Here's the updated example: 

async def AsyncCountStudents():
    c = await GB().count().run(prefix='student:*')
    if len(c[1]) > 0:
        # we have an errors.
        return c[1]
    # we have only one result which is the count
    if len(c[0]) == 0:
        c = 0 # zero results
    else:
        c = c[0][0]

    # cache the count for 5 seconds
    execute('set', 's_count{%s}' % hashtag(), c, 'EX', '5')
    return c

def CountStudents(r):
    c = execute('get', 's_count{%s}' % hashtag())
    if c:
        return c
    return AsyncCountStudents()

GB('CommandReader').map(CountStudents).register(trigger='COUNT_STUDENTS1', mode='sync')

After these changes, the execution is synchronous. It starts synchronously and runs the CountStudents function. The function first checks if the students count is in the cache. If it is, the function will return the count. Otherwise, the function will return a coroutine that will count the number of students, cache it, and return it. So as long as the execution does not return the coroutine, it runs synchronously.

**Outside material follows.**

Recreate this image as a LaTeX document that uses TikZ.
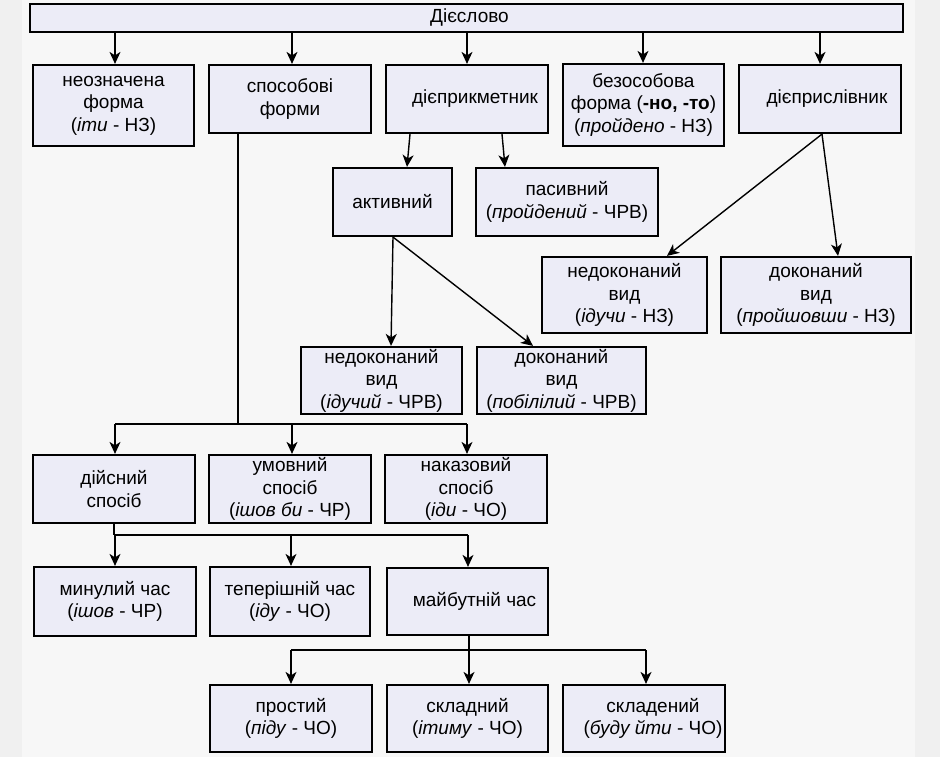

This means that all cache hits will run synchronously and efficiently.

Notice

Once a sync execution moves to the background, it continues to run as async_local . This means that you cannot assume the Redis lock is acquired or that everything is atomic. Use atomic to be on the safe side.

Sync with Multi Exec

The code above is very efficient, but will it work inside multi-exec or Lua?

Follow this example to test it:

Example: Sync with Multi Exec 

127.0.0.1:6379> multi
OK
127.0.0.1:6379> RG.TRIGGER COUNT_STUDENTS
QUEUED
127.0.0.1:6379> exec
1) (error) Error type: <class 'gears.error'>, Value: Creating async record is not allow

It returns an error because it cannot block the client inside a Multi Exec block (or inside Lua). This means that it cannot go to the background or use async-await. RedisGears will not allow you to do something that could cause Redis instability or crashes. In this case, RedisGears prevents the process from going to the background.

This limitation also exists for the other execution modes async and async_local . The difference is that if the mode is async (or async_local ), the execution would get the error before starting.

In the above example, the error happened after the execution started and only when it reached the point where it needed to go to the background. In such cases, the execution might not complete. This is dangerous because it might cause Redis to stay in an unstable state (with respect to the data).

RedisGears provides the ability to check if you can use async-await. The function isAsyncAllow returns true if async-await can be used in the current execution. This allows you to choose different actions if async-await is not possible. For example, you might want to return immediately with an error if async-await is not possible.

Notice

Today, isAsyncAllow will return false only inside Multi Exec or Lua. However, this may change in the future.